Pfizer submitted its vaccine to the US FDA today. Moderna will submit its vaccine later this month. The companies said they expect to produce 50 million doses in 2020 and up to 1.3bn doses by the end of 2021.
“We have about 40 million doses of vaccine, give or take, exactly when the EUA comes out,” he said.
Mr Perna said the vaccines would be distributed equitably across the US.
“We’re going to execute fair and equitable distribution based on the population of the jurisdictions — jurisdictions identified as the 50 states, eight territories and six metropolitan cities,” he said.
He said that once the vaccine is in the hands of the governors, they will have the responsibility of distributing the vaccine.
“We’re going to get it down to the states. The states are going to tell us exactly where they want it to be,” the general said. “We will ensure that the vaccine gets there in a timely manner. We’ll make an initial push — once EUA is approved — of everything we have on the shelf, and then every week we’re going to maintain a cadence of delivery of vaccine so the states have access and prior planning knowledge to ensure it gets to the right places and the right times.”
Mr Perna said after the initial flush of vaccine doses, the military would continue to deliver the doses in weekly waves, which will provide jurisdictions with the stability needed to develop distribution strategies.
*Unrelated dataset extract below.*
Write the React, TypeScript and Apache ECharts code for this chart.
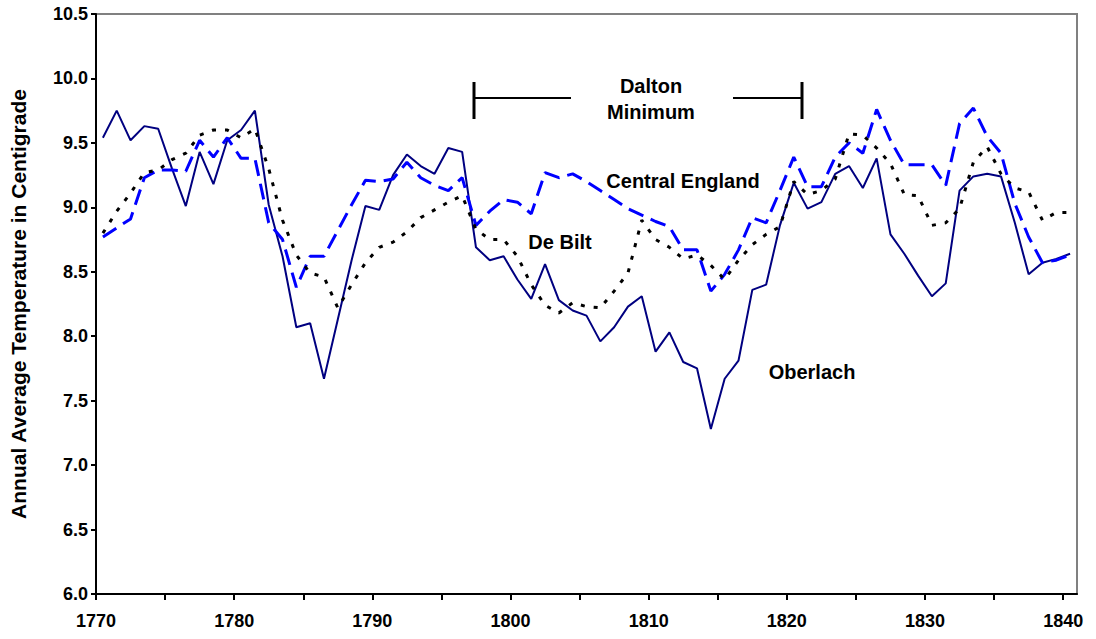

The 40 million doses the military will distribute is enough to vaccinate approximately 20 million Americans.
The government has also brought private pharmacy chains – like CVS and Walgreens – into the logistics chain.
“I’ve sat down with their CEOS and their teams — very elaborate, very comprehensive, operational plans on how they can partner with states to deliver vaccines from inner cities to rural America,” he said, “and I’m incredibly confident that they can do that.”
Health and Human Services Secretary Alex Azar said that the government’s “ultimate goal” is to “make getting a COVID vaccine as convenient as getting a flu shot.”